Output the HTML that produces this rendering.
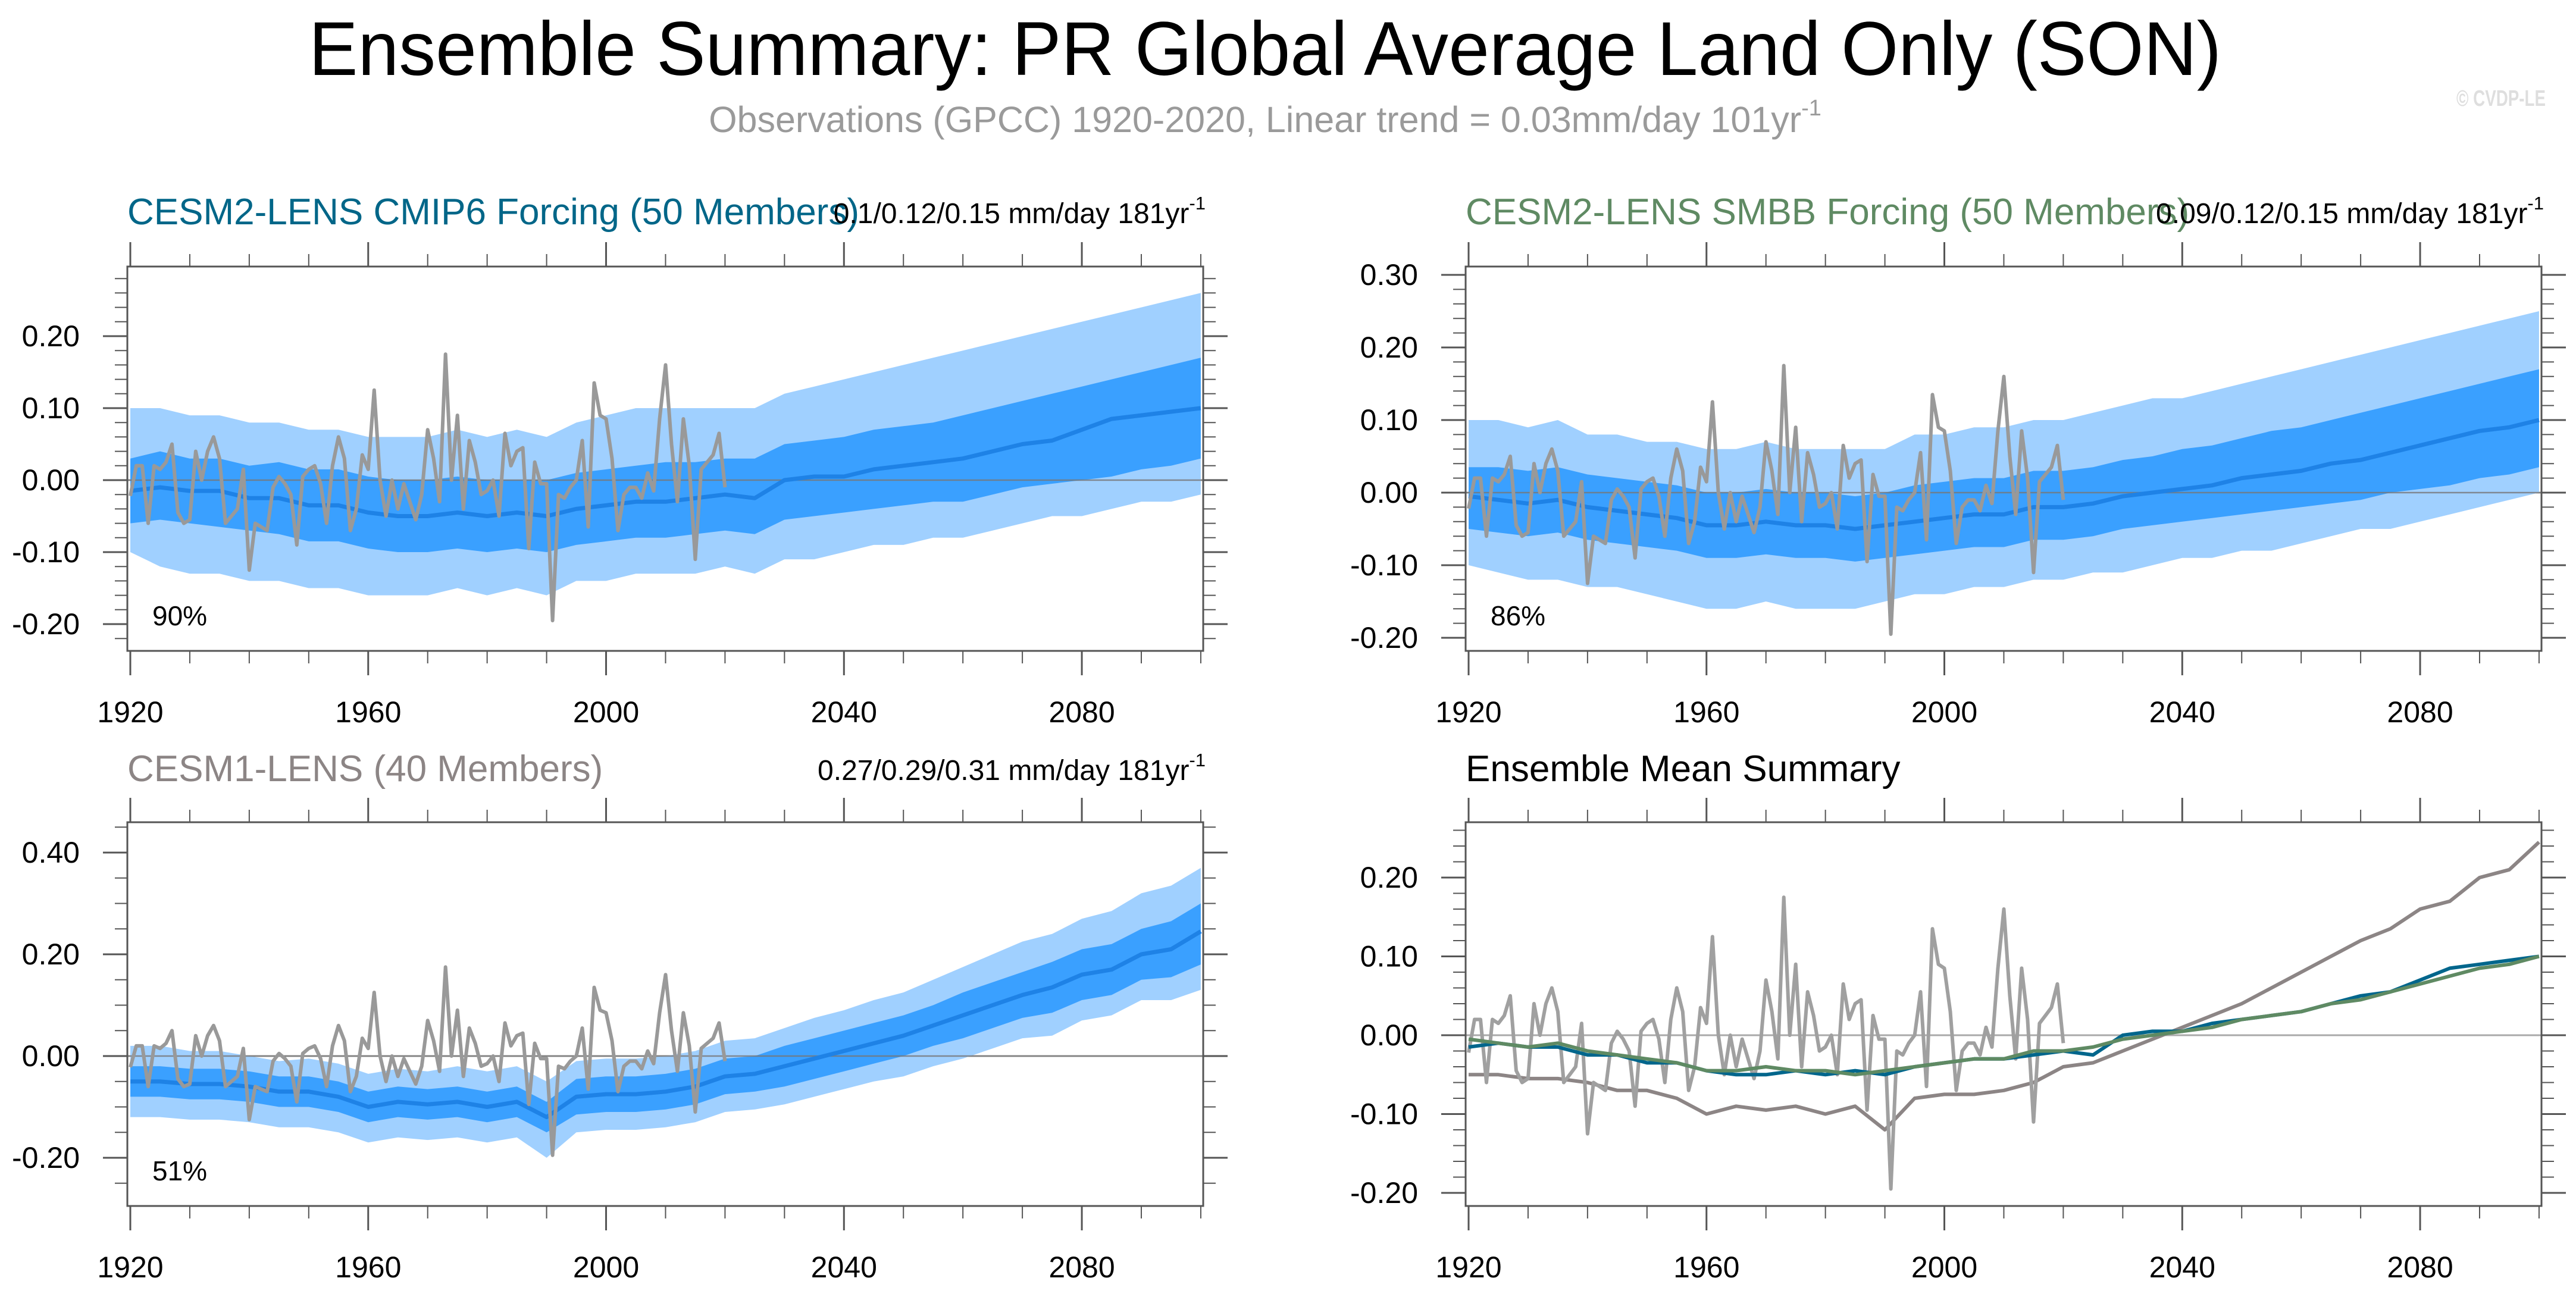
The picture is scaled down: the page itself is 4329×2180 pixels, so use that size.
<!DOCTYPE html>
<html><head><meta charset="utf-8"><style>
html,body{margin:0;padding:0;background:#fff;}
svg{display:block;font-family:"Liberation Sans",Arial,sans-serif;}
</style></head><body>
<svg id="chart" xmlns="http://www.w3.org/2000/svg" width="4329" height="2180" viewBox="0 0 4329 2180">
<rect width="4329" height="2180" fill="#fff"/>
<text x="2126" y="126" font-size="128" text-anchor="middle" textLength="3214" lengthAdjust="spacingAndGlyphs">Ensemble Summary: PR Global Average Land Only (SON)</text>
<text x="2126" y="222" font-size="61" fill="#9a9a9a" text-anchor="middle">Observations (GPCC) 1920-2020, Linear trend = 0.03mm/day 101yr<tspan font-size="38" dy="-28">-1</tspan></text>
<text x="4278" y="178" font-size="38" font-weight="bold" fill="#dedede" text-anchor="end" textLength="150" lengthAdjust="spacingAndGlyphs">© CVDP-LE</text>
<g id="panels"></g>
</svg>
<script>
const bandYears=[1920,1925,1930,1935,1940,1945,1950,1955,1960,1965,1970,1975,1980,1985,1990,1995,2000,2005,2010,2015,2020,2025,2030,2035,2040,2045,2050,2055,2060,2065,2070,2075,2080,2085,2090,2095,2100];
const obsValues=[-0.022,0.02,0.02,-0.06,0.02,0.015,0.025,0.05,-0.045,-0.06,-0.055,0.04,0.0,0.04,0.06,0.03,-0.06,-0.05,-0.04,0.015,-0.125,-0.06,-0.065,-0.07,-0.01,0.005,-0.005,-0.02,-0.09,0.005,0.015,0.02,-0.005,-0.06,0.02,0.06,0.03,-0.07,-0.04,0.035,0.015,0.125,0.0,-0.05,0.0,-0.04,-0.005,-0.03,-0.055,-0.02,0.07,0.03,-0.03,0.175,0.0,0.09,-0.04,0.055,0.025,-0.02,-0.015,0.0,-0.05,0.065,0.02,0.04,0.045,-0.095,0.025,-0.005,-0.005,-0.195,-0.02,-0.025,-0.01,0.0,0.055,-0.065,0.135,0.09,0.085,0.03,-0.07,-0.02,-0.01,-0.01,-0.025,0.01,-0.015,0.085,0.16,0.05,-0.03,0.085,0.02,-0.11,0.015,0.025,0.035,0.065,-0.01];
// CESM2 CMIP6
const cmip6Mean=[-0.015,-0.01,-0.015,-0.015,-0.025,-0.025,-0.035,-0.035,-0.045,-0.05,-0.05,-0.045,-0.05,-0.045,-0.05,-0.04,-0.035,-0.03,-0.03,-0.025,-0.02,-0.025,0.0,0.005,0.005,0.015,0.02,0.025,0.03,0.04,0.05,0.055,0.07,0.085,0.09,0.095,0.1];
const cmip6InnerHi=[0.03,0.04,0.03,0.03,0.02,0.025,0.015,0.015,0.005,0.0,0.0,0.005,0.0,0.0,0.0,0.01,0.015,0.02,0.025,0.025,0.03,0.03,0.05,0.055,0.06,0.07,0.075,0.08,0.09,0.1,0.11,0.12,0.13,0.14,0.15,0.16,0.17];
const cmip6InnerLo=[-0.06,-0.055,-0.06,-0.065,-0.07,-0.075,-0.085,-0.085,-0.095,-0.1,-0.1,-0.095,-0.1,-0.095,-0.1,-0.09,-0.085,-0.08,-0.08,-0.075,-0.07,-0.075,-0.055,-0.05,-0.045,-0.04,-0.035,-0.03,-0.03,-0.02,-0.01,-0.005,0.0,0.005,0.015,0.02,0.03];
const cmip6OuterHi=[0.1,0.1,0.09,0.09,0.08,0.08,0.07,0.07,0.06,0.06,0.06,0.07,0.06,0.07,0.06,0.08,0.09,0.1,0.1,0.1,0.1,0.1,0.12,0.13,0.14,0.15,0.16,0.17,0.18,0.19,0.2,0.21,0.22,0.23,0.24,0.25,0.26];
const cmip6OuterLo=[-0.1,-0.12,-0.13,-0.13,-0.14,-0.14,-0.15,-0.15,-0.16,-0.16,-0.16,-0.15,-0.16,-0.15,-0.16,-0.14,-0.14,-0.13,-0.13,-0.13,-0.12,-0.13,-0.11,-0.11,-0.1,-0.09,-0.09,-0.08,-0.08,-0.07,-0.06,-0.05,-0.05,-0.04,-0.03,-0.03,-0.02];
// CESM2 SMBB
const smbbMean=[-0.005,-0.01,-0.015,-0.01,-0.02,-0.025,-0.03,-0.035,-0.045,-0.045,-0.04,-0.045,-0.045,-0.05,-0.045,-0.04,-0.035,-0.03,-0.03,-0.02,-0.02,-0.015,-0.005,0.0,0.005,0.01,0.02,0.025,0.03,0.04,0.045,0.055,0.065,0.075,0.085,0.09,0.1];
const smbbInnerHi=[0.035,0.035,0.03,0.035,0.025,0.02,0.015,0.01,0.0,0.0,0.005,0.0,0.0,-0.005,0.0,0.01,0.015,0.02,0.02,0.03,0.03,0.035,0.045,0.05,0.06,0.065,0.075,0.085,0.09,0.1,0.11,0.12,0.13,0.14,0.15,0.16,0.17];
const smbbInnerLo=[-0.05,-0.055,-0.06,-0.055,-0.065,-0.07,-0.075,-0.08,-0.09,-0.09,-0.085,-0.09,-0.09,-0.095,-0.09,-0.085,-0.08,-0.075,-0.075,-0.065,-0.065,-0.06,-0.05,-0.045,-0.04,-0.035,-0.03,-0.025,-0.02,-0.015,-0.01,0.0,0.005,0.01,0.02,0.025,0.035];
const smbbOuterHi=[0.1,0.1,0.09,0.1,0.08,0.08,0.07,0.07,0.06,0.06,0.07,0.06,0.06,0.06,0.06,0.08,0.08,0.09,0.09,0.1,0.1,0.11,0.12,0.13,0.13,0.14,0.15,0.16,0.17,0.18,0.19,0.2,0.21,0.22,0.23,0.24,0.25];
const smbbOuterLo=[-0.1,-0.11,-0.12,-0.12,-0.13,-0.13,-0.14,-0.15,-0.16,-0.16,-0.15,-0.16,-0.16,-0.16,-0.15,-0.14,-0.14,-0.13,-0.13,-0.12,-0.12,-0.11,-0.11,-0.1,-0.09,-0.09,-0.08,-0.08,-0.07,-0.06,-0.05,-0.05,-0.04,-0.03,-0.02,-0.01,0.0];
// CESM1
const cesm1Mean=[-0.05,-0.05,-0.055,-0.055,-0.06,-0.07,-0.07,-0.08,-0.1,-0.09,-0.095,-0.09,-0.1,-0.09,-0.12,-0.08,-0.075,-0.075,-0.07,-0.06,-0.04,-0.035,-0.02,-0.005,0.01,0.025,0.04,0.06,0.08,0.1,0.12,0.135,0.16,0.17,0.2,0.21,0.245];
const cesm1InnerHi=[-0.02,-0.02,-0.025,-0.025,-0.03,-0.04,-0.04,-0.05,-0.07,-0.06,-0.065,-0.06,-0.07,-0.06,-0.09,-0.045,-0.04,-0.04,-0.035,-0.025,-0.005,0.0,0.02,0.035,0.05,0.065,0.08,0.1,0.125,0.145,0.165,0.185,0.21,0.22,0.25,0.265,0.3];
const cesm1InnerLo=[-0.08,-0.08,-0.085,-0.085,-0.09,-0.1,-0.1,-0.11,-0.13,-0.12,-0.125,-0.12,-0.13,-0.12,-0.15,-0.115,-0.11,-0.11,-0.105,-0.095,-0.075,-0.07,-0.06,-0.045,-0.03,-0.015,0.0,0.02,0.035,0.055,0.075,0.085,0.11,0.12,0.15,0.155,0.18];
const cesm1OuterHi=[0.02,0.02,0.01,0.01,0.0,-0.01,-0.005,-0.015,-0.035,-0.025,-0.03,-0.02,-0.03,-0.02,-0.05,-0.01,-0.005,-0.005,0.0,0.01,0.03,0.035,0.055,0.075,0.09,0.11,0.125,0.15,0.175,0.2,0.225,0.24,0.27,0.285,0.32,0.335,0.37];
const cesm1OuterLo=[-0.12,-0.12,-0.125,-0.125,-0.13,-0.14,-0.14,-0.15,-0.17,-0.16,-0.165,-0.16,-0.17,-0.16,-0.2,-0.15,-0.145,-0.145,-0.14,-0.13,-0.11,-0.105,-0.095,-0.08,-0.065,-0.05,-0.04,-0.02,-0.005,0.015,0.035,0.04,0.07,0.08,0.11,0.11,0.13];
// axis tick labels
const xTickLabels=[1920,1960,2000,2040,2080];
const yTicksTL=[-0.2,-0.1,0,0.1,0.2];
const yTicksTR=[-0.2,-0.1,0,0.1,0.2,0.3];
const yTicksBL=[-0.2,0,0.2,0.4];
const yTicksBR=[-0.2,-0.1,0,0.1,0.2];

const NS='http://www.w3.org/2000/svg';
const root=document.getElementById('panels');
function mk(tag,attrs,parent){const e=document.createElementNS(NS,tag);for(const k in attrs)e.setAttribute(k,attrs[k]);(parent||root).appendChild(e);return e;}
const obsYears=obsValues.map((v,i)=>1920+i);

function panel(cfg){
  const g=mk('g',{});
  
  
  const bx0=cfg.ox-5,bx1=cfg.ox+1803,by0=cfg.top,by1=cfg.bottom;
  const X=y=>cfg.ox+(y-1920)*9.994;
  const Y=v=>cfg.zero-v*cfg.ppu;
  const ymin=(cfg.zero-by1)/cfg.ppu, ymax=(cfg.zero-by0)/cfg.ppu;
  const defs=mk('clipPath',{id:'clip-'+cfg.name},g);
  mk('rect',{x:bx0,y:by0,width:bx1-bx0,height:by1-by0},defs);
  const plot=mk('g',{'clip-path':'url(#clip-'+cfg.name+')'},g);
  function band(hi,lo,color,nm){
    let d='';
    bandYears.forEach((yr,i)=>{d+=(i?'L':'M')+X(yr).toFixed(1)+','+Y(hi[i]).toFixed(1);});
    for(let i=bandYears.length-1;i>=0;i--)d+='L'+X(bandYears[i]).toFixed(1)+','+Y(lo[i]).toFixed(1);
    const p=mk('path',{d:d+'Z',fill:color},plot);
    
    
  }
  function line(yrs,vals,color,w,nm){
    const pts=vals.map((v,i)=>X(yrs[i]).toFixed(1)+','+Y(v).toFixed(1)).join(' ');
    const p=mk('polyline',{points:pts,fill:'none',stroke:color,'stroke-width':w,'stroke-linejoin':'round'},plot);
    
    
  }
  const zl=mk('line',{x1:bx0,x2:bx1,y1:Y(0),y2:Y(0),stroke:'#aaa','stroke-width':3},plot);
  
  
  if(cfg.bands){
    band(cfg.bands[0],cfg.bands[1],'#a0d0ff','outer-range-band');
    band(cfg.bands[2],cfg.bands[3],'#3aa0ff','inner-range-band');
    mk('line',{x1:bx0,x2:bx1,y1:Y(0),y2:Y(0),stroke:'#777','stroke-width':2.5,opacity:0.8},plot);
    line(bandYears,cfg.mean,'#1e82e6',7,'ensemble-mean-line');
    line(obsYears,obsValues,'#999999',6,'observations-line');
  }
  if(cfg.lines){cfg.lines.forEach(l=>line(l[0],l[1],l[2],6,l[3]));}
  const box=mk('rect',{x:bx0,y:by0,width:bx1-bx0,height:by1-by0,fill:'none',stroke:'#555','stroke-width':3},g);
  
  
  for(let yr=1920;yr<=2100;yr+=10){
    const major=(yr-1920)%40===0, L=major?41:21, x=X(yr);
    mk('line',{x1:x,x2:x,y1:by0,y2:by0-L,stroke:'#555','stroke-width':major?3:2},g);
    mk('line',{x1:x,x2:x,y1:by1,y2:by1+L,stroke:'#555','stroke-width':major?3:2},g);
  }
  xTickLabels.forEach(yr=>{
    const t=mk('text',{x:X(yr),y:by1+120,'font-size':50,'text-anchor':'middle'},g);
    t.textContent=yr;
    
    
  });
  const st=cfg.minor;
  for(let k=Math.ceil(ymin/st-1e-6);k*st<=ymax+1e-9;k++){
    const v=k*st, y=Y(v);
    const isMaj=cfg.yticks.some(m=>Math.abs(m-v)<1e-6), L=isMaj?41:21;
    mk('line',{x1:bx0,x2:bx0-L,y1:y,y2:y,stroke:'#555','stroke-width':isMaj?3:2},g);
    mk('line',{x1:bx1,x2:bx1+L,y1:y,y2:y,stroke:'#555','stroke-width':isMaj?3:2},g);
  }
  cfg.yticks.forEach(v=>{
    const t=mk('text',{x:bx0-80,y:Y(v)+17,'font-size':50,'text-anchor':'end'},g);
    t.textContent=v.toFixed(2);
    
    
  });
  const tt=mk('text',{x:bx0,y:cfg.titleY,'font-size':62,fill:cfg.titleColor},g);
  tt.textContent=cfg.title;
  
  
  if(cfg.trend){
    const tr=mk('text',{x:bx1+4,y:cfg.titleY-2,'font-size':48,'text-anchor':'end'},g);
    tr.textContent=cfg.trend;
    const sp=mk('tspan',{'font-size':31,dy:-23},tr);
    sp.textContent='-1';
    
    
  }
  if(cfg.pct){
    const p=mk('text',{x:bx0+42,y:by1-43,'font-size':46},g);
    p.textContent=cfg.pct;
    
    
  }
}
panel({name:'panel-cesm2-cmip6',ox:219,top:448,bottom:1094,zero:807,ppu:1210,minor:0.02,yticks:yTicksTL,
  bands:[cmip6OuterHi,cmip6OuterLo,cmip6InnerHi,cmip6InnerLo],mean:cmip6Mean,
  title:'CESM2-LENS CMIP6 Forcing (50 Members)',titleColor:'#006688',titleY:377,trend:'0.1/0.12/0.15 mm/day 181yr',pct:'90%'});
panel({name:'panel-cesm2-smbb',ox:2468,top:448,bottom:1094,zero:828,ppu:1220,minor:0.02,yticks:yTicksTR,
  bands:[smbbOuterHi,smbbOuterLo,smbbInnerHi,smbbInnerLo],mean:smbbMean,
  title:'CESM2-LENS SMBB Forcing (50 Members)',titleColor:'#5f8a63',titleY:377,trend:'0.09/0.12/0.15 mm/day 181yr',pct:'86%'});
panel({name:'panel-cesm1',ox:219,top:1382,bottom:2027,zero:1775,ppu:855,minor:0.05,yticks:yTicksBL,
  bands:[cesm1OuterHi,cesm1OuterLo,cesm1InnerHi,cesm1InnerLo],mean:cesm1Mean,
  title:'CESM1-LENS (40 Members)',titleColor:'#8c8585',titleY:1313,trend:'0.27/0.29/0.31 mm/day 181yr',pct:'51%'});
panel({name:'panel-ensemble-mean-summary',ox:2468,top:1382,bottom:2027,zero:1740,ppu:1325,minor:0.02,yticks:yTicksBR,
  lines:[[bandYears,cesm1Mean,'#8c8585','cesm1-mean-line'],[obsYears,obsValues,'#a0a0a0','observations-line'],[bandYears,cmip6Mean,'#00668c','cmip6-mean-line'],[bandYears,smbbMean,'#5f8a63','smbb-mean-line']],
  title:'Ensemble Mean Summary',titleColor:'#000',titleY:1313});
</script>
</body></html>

- _Task requirements_:
Search the preceding listing for the word "size" and pull out every line that holds it.

- _Result of this task_:
The picture is scaled down: the page itself is 4329×2180 pixels, so use that size.
<text x="2126" y="126" font-size="128" text-anchor="middle" textLength="3214" lengthAdjust="spacingAndGlyphs">Ensemble Summary: PR Global Average Land Only (SON)</text>
<text x="2126" y="222" font-size="61" fill="#9a9a9a" text-anchor="middle">Observations (GPCC) 1920-2020, Linear trend = 0.03mm/day 101yr<tspan font-size="38" dy="-28">-1</tspan></text>
<text x="4278" y="178" font-size="38" font-weight="bold" fill="#dedede" text-anchor="end" textLength="150" lengthAdjust="spacingAndGlyphs">© CVDP-LE</text>
    const t=mk('text',{x:X(yr),y:by1+120,'font-size':50,'text-anchor':'middle'},g);
    const t=mk('text',{x:bx0-80,y:Y(v)+17,'font-size':50,'text-anchor':'end'},g);
  const tt=mk('text',{x:bx0,y:cfg.titleY,'font-size':62,fill:cfg.titleColor},g);
    const tr=mk('text',{x:bx1+4,y:cfg.titleY-2,'font-size':48,'text-anchor':'end'},g);
    const sp=mk('tspan',{'font-size':31,dy:-23},tr);
    const p=mk('text',{x:bx0+42,y:by1-43,'font-size':46},g);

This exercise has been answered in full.